▶ [GOAL OF THE EXERCISE] Copy out each line below that has the word "this" in it.

▶ [EXTRACTED DATA]
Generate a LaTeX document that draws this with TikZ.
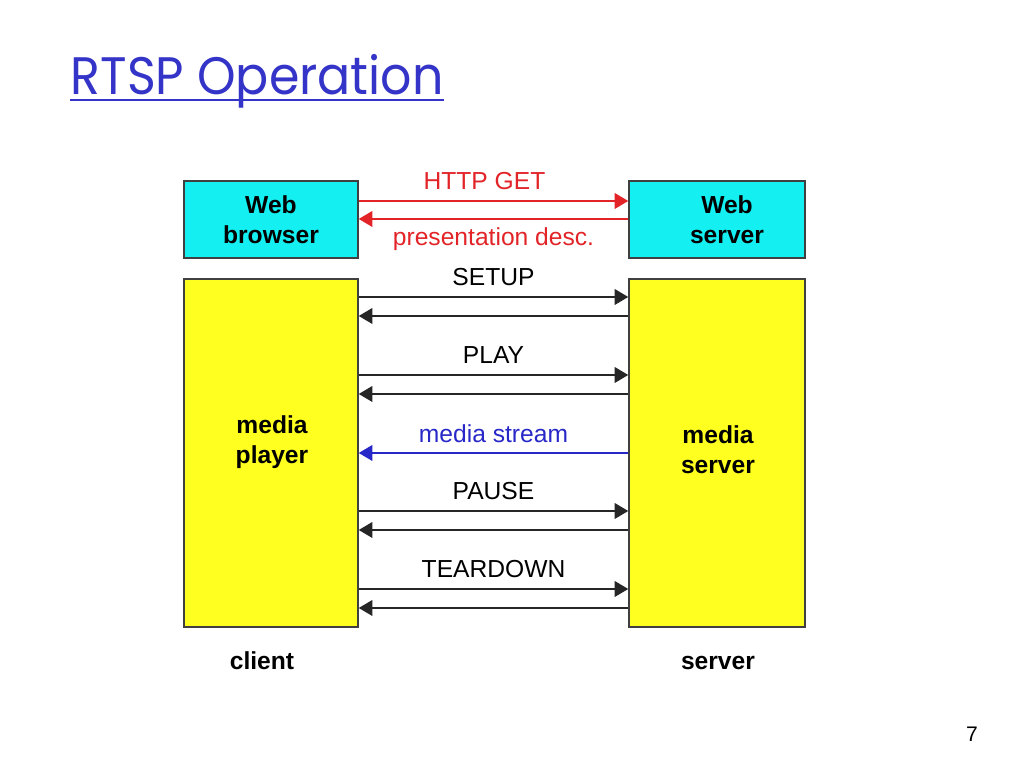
\documentclass[tikz,border=0pt]{standalone}
\usepackage{fontspec}
\setmainfont{Liberation Sans}
\newfontfamily\titlefont{Poppins}
\usetikzlibrary{arrows.meta}
\definecolor{titleblue}{RGB}{52,52,200}
\definecolor{webcyan}{RGB}{20,240,242}
\definecolor{mediayellow}{RGB}{255,255,32}
\definecolor{httpred}{RGB}{226,36,40}
\definecolor{streamblue}{RGB}{40,40,200}

\tikzset{
  box/.style={draw=black!75, line width=0.4pt, minimum width=1.74cm, align=center,
    font=\bfseries\fontsize{7}{8.5}\selectfont},
  msg/.style={-{Triangle[length=3.9pt,width=4.5pt]}, line width=0.45pt, black!85},
  lbl/.style={font=\fontsize{7}{8.5}\selectfont, anchor=base, inner sep=0pt, text=black}
}

\begin{document}
\begin{tikzpicture}[x=0.01cm, y=-0.01cm]
  \useasboundingbox (0,0) rectangle (1024,768);

  % title
  \node[anchor=base west, inner sep=0pt, text=titleblue] (title) at (70,95)
    {\scalebox{0.93}[1]{\titlefont\fontsize{15}{18}\selectfont RTSP Operation}};
  \draw[titleblue, line width=0.7pt] ([yshift=-0.05cm]title.base west) -- ([yshift=-0.05cm]title.base east);

  % boxes
  \node[box, fill=webcyan, minimum height=0.77cm] (browser) at (271,219.5) {Web\\browser};
  \node[box, fill=webcyan, minimum height=0.77cm, minimum width=1.76cm] (webserver) at (717,219.5) {\hspace*{0.2cm}Web\\\hspace*{0.2cm}server};
  \node[box, fill=mediayellow, minimum height=3.48cm] (player) at (271,453) {};
  \node[box, fill=mediayellow, minimum height=3.48cm, minimum width=1.76cm] (server) at (717,453) {};
  \node[box, draw=none, inner sep=0pt] (playertxt) at (272,442) {media\\player};
  \node[box, draw=none, inner sep=0pt] (servertxt) at (718,450) {media\\server};

  % web request
  \coordinate (get) at (0,201);
  \coordinate (desc) at (0,219);
  \draw[msg, httpred] (get -| browser.east) -- node[lbl, text=httpred, yshift=0.11cm, xshift=-0.09cm] {HTTP GET} (get -| webserver.west);
  \draw[msg, httpred] (desc -| webserver.west) -- node[lbl, text=httpred, yshift=-0.26cm] {presentation desc.} (desc -| browser.east);

  % rtsp requests and replies
  \foreach \y/\txt in {297/SETUP, 375/PLAY, 511/PAUSE, 589/TEARDOWN}{
    \coordinate (req) at (0,\y);
    \coordinate (rep) at (0,\y+19);
    \draw[msg] (req -| player.east) -- node[lbl, yshift=0.11cm] {\txt} (req -| server.west);
    \draw[msg] (rep -| server.west) -- (rep -| player.east);
  }

  % stream
  \coordinate (stream) at (0,453);
  \draw[msg, streamblue] (stream -| server.west) -- node[lbl, text=streamblue, yshift=0.10cm] {media stream} (stream -| player.east);

  % sides
  \node[lbl, font=\bfseries\fontsize{7}{8.5}\selectfont] (client) at (262,670) {client};
  \node[lbl, font=\bfseries\fontsize{7}{8.5}\selectfont] (side) at (718,670) {server};

  \node[lbl, font=\fontsize{6}{7}\selectfont] (page) at (972,742) {7};
\end{tikzpicture}
\end{document}
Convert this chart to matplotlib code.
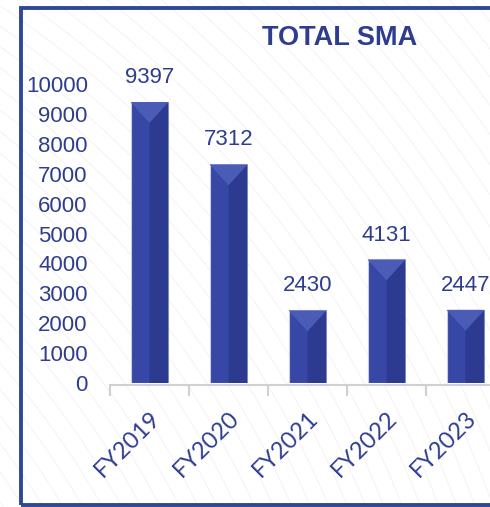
import numpy as np
import matplotlib
matplotlib.use("Agg")
import matplotlib.pyplot as plt
from matplotlib.patches import Rectangle, Polygon, Arc

years = ["FY2019", "FY2020", "FY2021", "FY2022", "FY2023"]
totals = [9397, 7312, 2430, 4131, 2447]
yticks = list(range(0, 10001, 1000))

NAVY = "#2E3D8E"
BAR = "#3747A6"
BAR_DARK = "#2C3A90"
BAR_LIGHT = "#4B5CB6"
FRAME = "#2F4896"

W, H, DPI = 4.9, 5.07, 100
fig = plt.figure(figsize=(W, H), dpi=DPI)
fig.patch.set_facecolor("white")

# faint watermark arcs behind the chart
bg = fig.add_axes([0, 0, 1, 1], zorder=-5)
bg.set_xlim(0, 490)
bg.set_ylim(507, 0)
bg.axis("off")
for r in np.arange(720, 1420, 17):
    bg.add_patch(Arc((-600, 900), 2 * r, 2 * r, theta1=270, theta2=360,
                     color="#F7F3F5", lw=0.8))

ax_left, ax_bottom = 110 / 490, (507 - 383) / 507
ax_w, ax_h = 395 / 490, 299 / 507
ax = fig.add_axes([ax_left, ax_bottom, ax_w, ax_h])
ax.patch.set_alpha(0)

x = np.arange(len(years))
bw = 0.48
ax.bar(x, totals, width=bw, color=BAR, edgecolor="#C9CDE2", linewidth=0.8, zorder=3)

ax.set_xlim(-0.5, len(years) - 0.5)
ax.set_ylim(0, 10000)

# bevel facets on each bar, sized in pixels so the top stays square-ish
px_x = len(years) / (ax_w * W * DPI)
px_y = 10000 / (ax_h * H * DPI)
half_px = (bw / 2) / px_x
for xi, v in zip(x, totals):
    x0, x1 = xi - bw / 2, xi + bw / 2
    depth = half_px * 1.1 * px_y
    ax.add_patch(Polygon([(xi, 0), (x1, 0), (x1, v), (xi, v - depth)],
                         closed=True, color=BAR_DARK, lw=0, zorder=4))
    ax.add_patch(Polygon([(x0, v), (x1, v), (xi, v - depth)],
                         closed=True, color=BAR_LIGHT, lw=0, zorder=5))
    ax.annotate(f"{v}", (xi, v), xytext=(0, 10), textcoords="offset points",
                ha="center", va="bottom", fontsize=16, color=NAVY,
                family="Liberation Sans", annotation_clip=False, zorder=6)

for s in ["top", "right", "left"]:
    ax.spines[s].set_visible(False)
ax.spines["bottom"].set_color("#D0D0D0")
ax.spines["bottom"].set_linewidth(1.5)
ax.spines["bottom"].set_zorder(2)
ax.spines["bottom"].set_position(("outward", 1.5))

ax.set_yticks(yticks)
ax.set_yticklabels([str(t) for t in yticks], family="Liberation Sans",
                   fontsize=16, color=NAVY)
ax.tick_params(axis="y", length=0, pad=16)

ax.set_xticks(x)
ax.set_xticklabels(years, rotation=45, ha="right", va="top",
                   rotation_mode="anchor", family="Lato", fontsize=17,
                   color=NAVY)
ax.tick_params(axis="x", which="major", length=0, pad=16)
ax.set_xticks(np.arange(-0.5, len(years), 1.0), minor=True)
ax.tick_params(axis="x", which="minor", length=8, width=1.5, color="#D0D0D0")

fig.text(340 / 490, 1 - 38 / 507, "TOTAL SMA", ha="center", va="center",
         fontsize=19.5, fontweight="bold", color=NAVY, family="Liberation Sans")

# dark blue frame, running off the right edge
fig.add_artist(Rectangle((21 / 490, 2 / 507), 1.2, (505 - 8) / 507,
                         transform=fig.transFigure, fill=False,
                         edgecolor=FRAME, linewidth=2.8, zorder=10))

fig.savefig("out.png", dpi=DPI)
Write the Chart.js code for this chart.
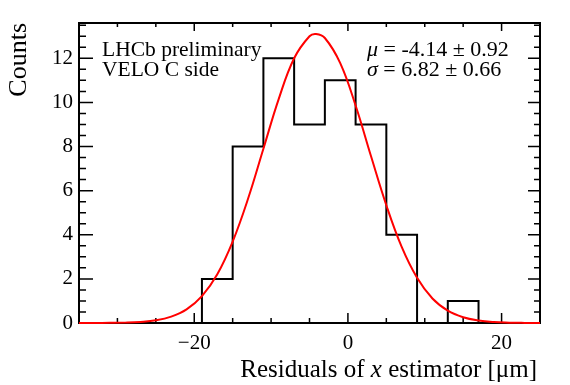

▶ [SOLUTION TO THE EXERCISE]
Generate a LaTeX document that draws this with TikZ.
Convert this chart to matplotlib code.
Write the Chart.js code for this chart.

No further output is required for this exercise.